CPJ is deeply disturbed by reports that Naresh Kumar Kalita, news editor of the Assamese-language newspaper "Agradoot," is now being detained under the National Security Act (NSA), which allows for preventive detention without trial.
**Updates IFEX alerts of 25 February and 11 February 1999; for background on the Ajit Bhuyan case see IFEX alerts of 3 March 1998 and 23 October 1997**
The Kamrup district magistrate issued the order to book Kalita under the NSA on 4 March 1999, according to the Guwahati-based, English-language newspaper "The Sentinel." NSA provisions allow for the detention of those who have acted "in any manner prejudicial to the security of the State Government."
Police first arrested Kalita at his home in Guwahati in the early morning hours of 10 February. They searched the premises for about three hours before taking him into custody. Authorities stated that they recovered weapons and ammunition from Kalita's home, and accuse the journalist of ties to the militant separatist group United Liberation Front of Assam (ULFA).
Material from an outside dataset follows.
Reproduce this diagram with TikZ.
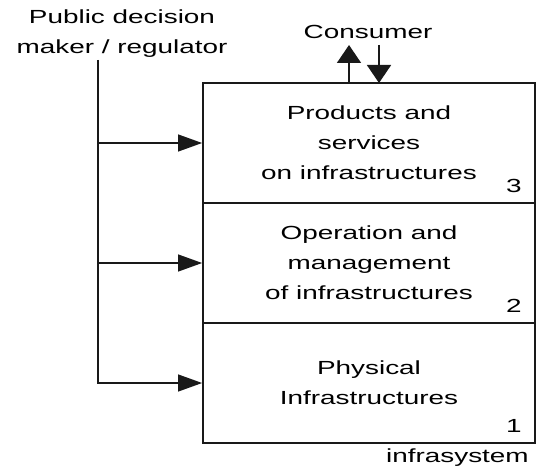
\documentclass[tikz,border=0pt]{standalone}
\usepackage{fontspec}
\setmainfont{Liberation Sans}[FakeStretch=1.47]
\usepackage{tikz}
\usetikzlibrary{arrows.meta,positioning}
\definecolor{ink}{RGB}{25,25,25}
\tikzset{
  layerbox/.style={draw=ink, line width=1.2pt, outer sep=0pt, minimum width=8.3cm, minimum height=3cm,
    align=center, font=\fontsize{13.5}{21.3}\selectfont},
  plainlabel/.style={align=center, inner sep=0pt, font=\fontsize{13.5}{21.3}\selectfont},
  flow/.style={-{Triangle[length=6mm, width=4.2mm]}, draw=ink, line width=1.2pt},
  upflow/.style={-{Triangle[length=4.5mm, width=6mm]}, draw=ink, line width=1.2pt},
  busline/.style={draw=ink, line width=1.2pt}
}
\begin{document}
\begin{tikzpicture}[node distance=0pt]
\useasboundingbox (0,0) rectangle (13.4,-11.75);
\node[layerbox] (l3) at (9.225,-3.575) {Products and\\services\\on infrastructures};
\node[layerbox, below=of l3] (l2) {Operation and\\management\\of infrastructures};
\node[layerbox, below=of l2] (l1) {Physical\\Infrastructures};

\node[plainlabel, anchor=base east] (n3) at ([shift={(-0.33,0.27)}]l3.south east) {3};
\node[plainlabel, anchor=base east] (n2) at ([shift={(-0.33,0.27)}]l2.south east) {2};
\node[plainlabel, anchor=base east] (n1) at ([shift={(-0.33,0.27)}]l1.south east) {1};
\node[plainlabel, anchor=base east] (sys) at ([shift={(-0.15,-0.475)}]l1.south east) {infrasystem};

\node[plainlabel, anchor=base] (cons) at (9.2,-0.965) {Consumer};
\coordinate (cout) at (8.725,-1.125);
\coordinate (cin) at (9.475,-1.125);
\draw[upflow] (cout |- l3.north) -- (cout);
\draw[upflow] (cin) -- (cin |- l3.north);

\node[plainlabel, anchor=north] (reg) at (3.05,-0.24) {Public decision\\maker / regulator};
\coordinate (bus) at (2.45,-1.5);
\draw[flow, shorten >=0.6pt] (bus) |- (l1.west);
\draw[flow, shorten >=0.6pt] (bus |- l2.west) -- (l2.west);
\draw[flow, shorten >=0.6pt] (bus |- l3.west) -- (l3.west);
\end{tikzpicture}
\end{document}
On 25 February, CPJ wrote to Chief Minister Prafulla Kumar Mahanta, after Guwahati's High Court rejected Kalita's bail petition for the second time in two weeks. In that letter, CPJ reported that journalists in Assam believe Kalita's arrest was related to the recent publication of an article in "Agradoot" which reported that police vehicles were being used to transport illegally obtained timber for the construction of the Assamese chief minister's new house. Agradoot has a reputation for publishing articles unflattering to the administration, and this, too, may have encouraged authorities to order the arrest.
Kalita's relatives claim that, at the time of the police raid, officers forced them to sign blank forms that might later be used by authorities to forge confessions that could incriminate Kalita.
Prisoners held under the NSA are not permitted a court hearing, but are granted an audience with an advisory committee that determines the legal propriety of the detention. Although such committees are supposed to operate free from political pressures, CPJ noted that in November 1997, the central government dismissed the members of an advisory committee which ordered the release of Ajit Bhuyan-then editor of the Assamese-language newspaper "Asomiya Protidin." In that case, although the committee had determined that there were insufficient grounds for Bhuyan's detention under the NSA, Bhuyan was swiftly rearrested (see IFEX alerts).
CPJ is dismayed that the Indian government routinely uses the NSA and other statutes to punish journalists for their work. Journalists are particularly vulnerable to such charges in areas like Assam where there are violent secessionist movements, as their ordinary reporting activities require that they maintain links with militant extremist groups.